Corinne Desarzens écrit en général à plat ventre, par terre ou dans l'herbe, mais elle dessine aussi (cinq ou six beaux croquis émaillent d'ailleurs sa prose) et ce qu'elle dit du dessin vaut pour son écriture: "Dessiner met des yeux ai bout des doigts, la vie se concentre, palpite, le reste disparaît, et c'est un peu comme l'amour, qui fait sortir de soi..." De fait, tout ce qu'elle écrit est plein d'amour, non pas au sens sentimental mais au sens de l'élan curieux hors de soi et d'une curiosité qui sonde le secret et l'âme des choses. Elle note ainsi que les maisons grisonnes ont une petite fenêtre pour laisser l'âme s'envoler, et que le mot secret désigne, en langue romanche, les lieux d'aisance...

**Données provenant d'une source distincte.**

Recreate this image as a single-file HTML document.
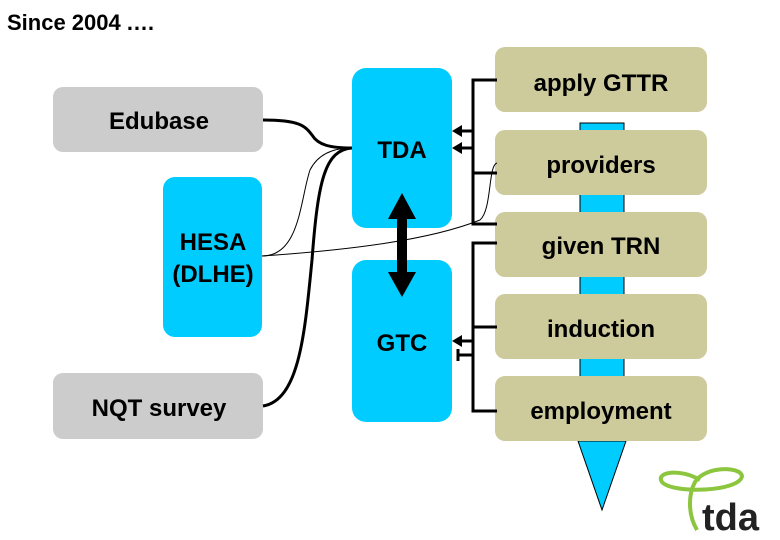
<!DOCTYPE html>
<html><head><style>body{margin:0;background:#fff}svg{display:block}</style></head><body>
<svg width="780" height="540" viewBox="0 0 780 540" xmlns="http://www.w3.org/2000/svg" font-family="Liberation Sans, Arial, sans-serif">
<text x="7" y="30" font-size="22" font-weight="bold">Since 2004 .…</text>
<rect x="580" y="123" width="44" height="320" fill="#00ccff" stroke="#000" stroke-width="1"/>
<polygon points="578,441 626,441 602,510" fill="#00ccff" stroke="#000" stroke-width="1"/>
<g fill="#cdca9c">
<rect x="495" y="47" width="212" height="65" rx="10"/>
<rect x="495" y="130" width="212" height="65" rx="10"/>
<rect x="495" y="212" width="212" height="65" rx="10"/>
<rect x="495" y="294" width="212" height="65" rx="10"/>
<rect x="495" y="376" width="212" height="65" rx="10"/>
</g>
<g font-size="24" font-weight="bold" text-anchor="middle">
<text x="601" y="91">apply GTTR</text>
<text x="601" y="173">providers</text>
<text x="601" y="254">given TRN</text>
<text x="601" y="337">induction</text>
<text x="601" y="419">employment</text>
</g>
<rect x="53" y="87" width="210" height="65" rx="10" fill="#cccccc"/>
<rect x="53" y="373" width="210" height="66" rx="10" fill="#cccccc"/>
<rect x="163" y="177" width="99" height="160" rx="12" fill="#00ccff"/>
<rect x="352" y="68" width="100" height="160" rx="14" fill="#00ccff"/>
<rect x="352" y="260" width="100" height="162" rx="14" fill="#00ccff"/>
<g font-size="24" font-weight="bold" text-anchor="middle">
<text x="159" y="129">Edubase</text>
<text x="159" y="416">NQT survey</text>
<text x="213" y="250">HESA</text>
<text x="213" y="282">(DLHE)</text>
<text x="402" y="158">TDA</text>
<text x="402" y="351">GTC</text>
</g>
<g fill="none" stroke="#000">
<path d="M263,120 C300,120 305,126 312,135 C318,145 330,148 352,148" stroke-width="3"/>
<path d="M263,406 C300,400 305,330 312,260 C318,180 325,150 352,148" stroke-width="3"/>
<path d="M262,256 C300,256 300,200 310,170 C320,150 340,148 352,148" stroke-width="1"/>
<path d="M262,256 C350,250 430,240 480,220 C492,210 488,165 497,163" stroke-width="1"/>
<path d="M497,80 H473 V224 H497 M473,173 H497" stroke-width="3"/>
<path d="M497,243 H473 V411 H497 M473,327 H497" stroke-width="3"/>
<path d="M473,131 H460 M473,148 H460 M473,341 H460 M473,355 H458 M458,349 V361" stroke-width="3"/>
</g>
<polygon points="452,131 462,125 462,137" fill="#000"/>
<polygon points="452,148 462,142 462,154" fill="#000"/>
<polygon points="452,341 462,335 462,347" fill="#000"/>
<polygon points="402,193 416,219 407,219 407,272 416,272 402,297 388,272 397,272 397,219 388,219" fill="#000"/>
<path d="M700,480 C680,468 655,472 662,482 C672,494 740,492 742,476 C740,466 705,466 695,482 C688,495 688,515 697,530" fill="none" stroke="#8cc63f" stroke-width="4"/>
<text x="702" y="530" font-size="38" font-weight="bold" fill="#222">tda</text>
</svg>
</body></html>
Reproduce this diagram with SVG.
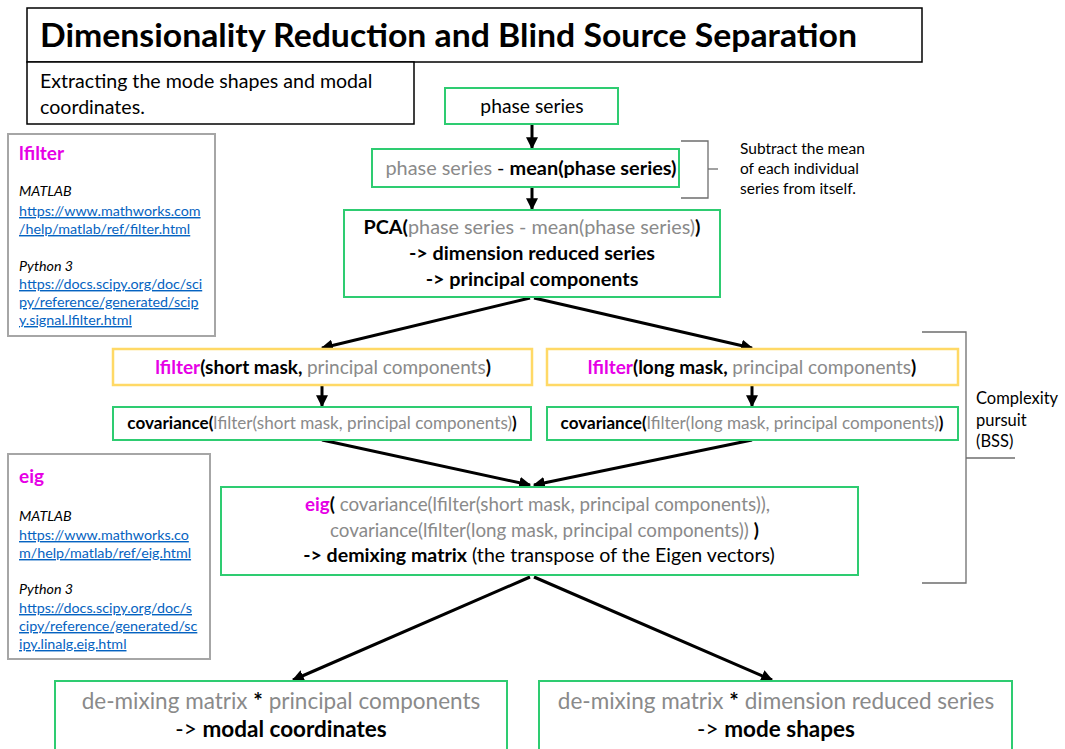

Curieuse au point d'apprendre l'un des cinq idiomes du romanche et de nous en servir au passage une louche de chuintantes ("Tschinch chatschaders van a chatscha da tschinch chamuoschs e tchinchtchient tschiervis", ce qui signifie bien sûr "cinq chasseurs vont chasser cinq chamois et cinq cents cerfs"), Corinne Desarzens ne cesse de lier saveurs et savoirs, sensations et sonorités verbales. Du même coup elle nous apprend des Grisons une foultitude de détails, et par exemple qu'on y appelle les migrants hirondelles (randulinas) et les chemins de traverse palingorenas, que les sauterelles d'Engadine sont "vert pois", ou que "le ciel est noir, la neige bleue, l'instant jaune citron" et qu'une certaine église "pourtant minuscule a une antichambre avec une potence, pour suspendre le gibier à bénir".

Afin de lui rendre la pareille, gibier de cette chasseresse au pied léger et au gai savoir, le lecteur bénit à son tour Corinne Desarzens qui lui a rappelé que "les sirènes ne se montrent qu'à ceux qui sont prêts à partir avec elles"...

Corinne Desarzens. Sirènes d'Engadine. Editions du Laquet, coll. Terre d'encre, 123p.